As land values reset, residential development opportunities are emerging - new Atelier research reveals where

With the property market, site values and the cost of finance all going through a period of transition, SME developers – who together build half of the new homes delivered in Britain each year – are facing both challenges and opportunities.

To help make sense of the market and identify those opportunities, we asked Dr Nicole Lux, Senior Research Fellow at London’s Bayes Business School, to take a deep dive into the mid-size residential development space.

Her findings show that while rising interest rates have increased developers’ borrowing costs, they have also pushed up costs for those holding Real Estate assets, including land, with debt finance.

This marks a fundamental change in the sector. For 12 years following the Financial Crisis, increasing values outpaced financing costs, meaning that holding an asset was neutral and owners were often shielded from ‘normal’ market forces.

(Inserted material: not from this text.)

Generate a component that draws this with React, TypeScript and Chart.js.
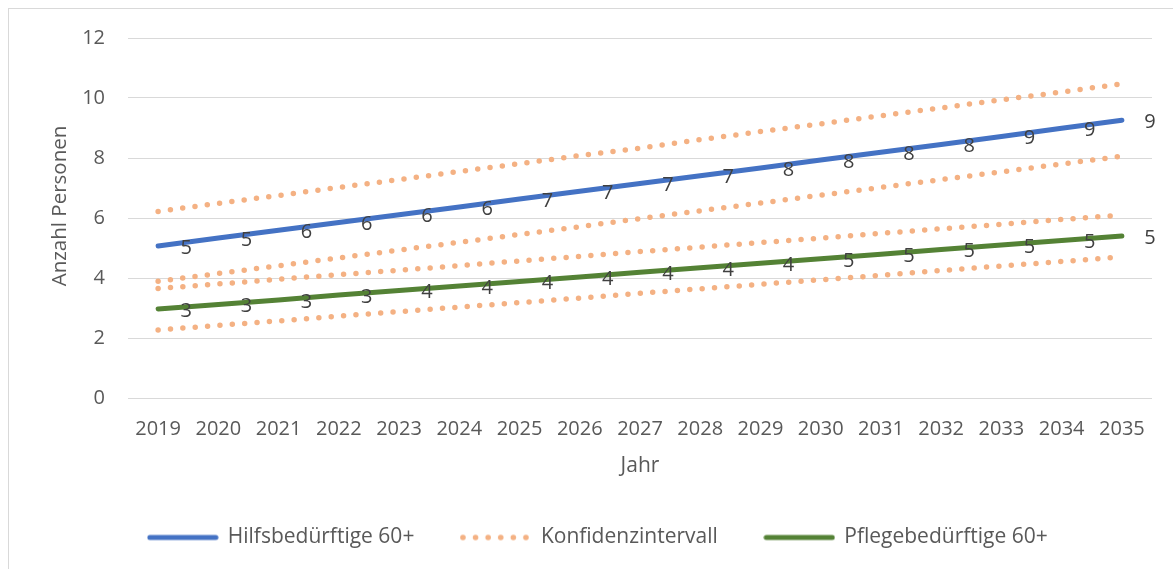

But over the past 18 months, the rapid increase in base rate – which in May reached its highest level for nearly 15 years – has led many owners to rethink their strategies, contributing to a surge in the number of motivated sellers and, in some cases, forced sellers.

Our analysis reveals the market is now on the move in response, with an improved balance between buyers and sellers leading to a significant (and long awaited) softening of site values. These movements could be the key to unlocking new opportunities and the delivery of much needed new housing.

The research also identified some marked differences between regional markets.

Data from JLL shows that in the big six UK cities outside London, economic activity, as measured by Gross Value Added (“GVA”) has increased by 22% on average over the past 10 years and similar growth rates are forecast for the next 10 years.

Manchester is expected to enjoy the strongest 10-year growth at 25%, with Bristol and Edinburgh both forecast to see growth top 20%, compared to a national average of 16%.

Meanwhile the constrained supply of new homes due to come to market in 2024 and 2025 is set to support sale values. Development site ‘starts’ were down in all regions in 2022, and as these feed into lower numbers of completions this year and next, prices and rental values could strengthen.

The research also looks at the availability and cost of finance, and the outlook over the short and medium terms.

Together with Dr Lux, we conclude that the fundamentals for residential development remain sound. The UK has an increasing and ageing population, constrained supply and strong end-user and institutional investor interest.